Drawing Puzzle
Save the Doge: The Ad Creative That Launched a Thousand Lies
Draw a line to protect a cartoon dog from bees. The original game is surprisingly honest — but its ad creative has been stolen by dozens of unrelated games, making 'Save the Doge' the most plagiarized ad concept in mobile gaming.
The ad
A cartoon Shiba Inu sits in the middle of the screen, looking worried. A swarm of bees approaches from the left. You draw a line — a wall, a shield, a curved barricade — to protect the dog for 10 seconds. The bees bounce off your line. The doge survives. You feel like a hero.
It's simple. It's satisfying. It's one of the most effective ad creatives ever produced for a mobile game.
Plot twist: the game is actually real
Here's the thing nobody expects after three years of fake mobile game ads: Save the Doge is, more or less, what the ad says it is. You draw lines. Bees attack. The dog needs protecting. The core mechanic is honest.
It's not perfect — players report that the game is saturated with interstitial ads between levels, turning a 10-second puzzle into a 30-second ad-viewing session. The difficulty plateaus quickly. And the later levels add enough gimmicks to feel like a different game from the clean, elegant promise of the first ad.
But the fundamental transaction — "draw a line, save a dog" — is real. In the fake-ad landscape, this is practically a miracle.
So why is it in this archive?
Because "Save the Doge" isn't just a game.
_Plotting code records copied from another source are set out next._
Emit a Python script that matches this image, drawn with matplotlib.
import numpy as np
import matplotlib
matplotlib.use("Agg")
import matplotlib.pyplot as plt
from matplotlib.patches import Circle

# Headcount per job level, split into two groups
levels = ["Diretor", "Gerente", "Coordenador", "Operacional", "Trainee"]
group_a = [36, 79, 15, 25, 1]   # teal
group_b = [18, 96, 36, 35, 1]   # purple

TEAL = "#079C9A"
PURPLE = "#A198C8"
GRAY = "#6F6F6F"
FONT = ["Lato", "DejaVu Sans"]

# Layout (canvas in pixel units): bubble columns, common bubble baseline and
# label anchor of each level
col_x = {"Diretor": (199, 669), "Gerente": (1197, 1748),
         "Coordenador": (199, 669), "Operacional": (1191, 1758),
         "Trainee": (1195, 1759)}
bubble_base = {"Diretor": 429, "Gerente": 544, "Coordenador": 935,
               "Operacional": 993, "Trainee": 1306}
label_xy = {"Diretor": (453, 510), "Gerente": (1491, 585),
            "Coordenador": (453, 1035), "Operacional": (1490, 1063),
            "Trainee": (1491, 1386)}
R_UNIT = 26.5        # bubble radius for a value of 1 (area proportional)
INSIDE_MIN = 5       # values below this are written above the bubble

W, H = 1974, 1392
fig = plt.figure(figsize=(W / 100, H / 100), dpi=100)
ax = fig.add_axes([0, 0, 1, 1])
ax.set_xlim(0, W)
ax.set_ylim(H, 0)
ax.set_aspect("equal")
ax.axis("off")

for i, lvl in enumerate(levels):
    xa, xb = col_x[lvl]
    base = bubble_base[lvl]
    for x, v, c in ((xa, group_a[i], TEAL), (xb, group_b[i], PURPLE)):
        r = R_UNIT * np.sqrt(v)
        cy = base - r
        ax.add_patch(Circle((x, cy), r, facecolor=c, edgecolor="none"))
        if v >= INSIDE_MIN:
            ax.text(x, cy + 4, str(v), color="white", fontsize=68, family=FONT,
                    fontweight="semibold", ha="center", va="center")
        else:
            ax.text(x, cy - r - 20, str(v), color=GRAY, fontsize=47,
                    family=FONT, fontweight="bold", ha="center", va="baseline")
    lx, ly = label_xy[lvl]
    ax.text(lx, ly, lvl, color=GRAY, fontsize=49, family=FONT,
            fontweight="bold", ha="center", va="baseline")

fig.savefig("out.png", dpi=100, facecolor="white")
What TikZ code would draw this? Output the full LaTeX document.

It's an ad template.
The draw-a-line-to-save-the-dog creative has been copied, cloned, and outright stolen by dozens of games that have absolutely nothing to do with drawing lines or saving dogs:
- Card battlers running "Save the Doge" ads that lead to gacha RPGs
- Match-3 games using the bee-protection creative as bait
- Idle clickers borrowing the doge aesthetic wholesale
- City builders showing the drawing mechanic in ads for games that have no drawing mechanic at all
The original game has a Lie Score of maybe 2. But the creative — the concept of a dog, some bees, and a drawn line — has a collective Lie Score across the industry that approaches infinity.
Our Lie Score: 4/10
We're scoring the original game, not its imitators. Points deducted for: the ad-bombardment experience that turns a fun 10-second puzzle into a frustrating ad-delivery system, and for the later levels that deviate significantly from the clean mechanic the ad promises.
But credit where it's due: in a world where every other game on this archive is selling a fantasy that doesn't exist, Save the Doge at least has the decency to sell you something resembling the truth.
The meta-lesson
Save the Doge is proof that an honest game can succeed in a dishonest market — and proof that success will immediately be co-opted by dishonest actors. The moment the "save the doge" creative proved it could generate installs, every studio with a UA team and no scruples started running the same ad for their completely unrelated game.
The doge didn't need saving from bees. It needed saving from the mobile advertising industry.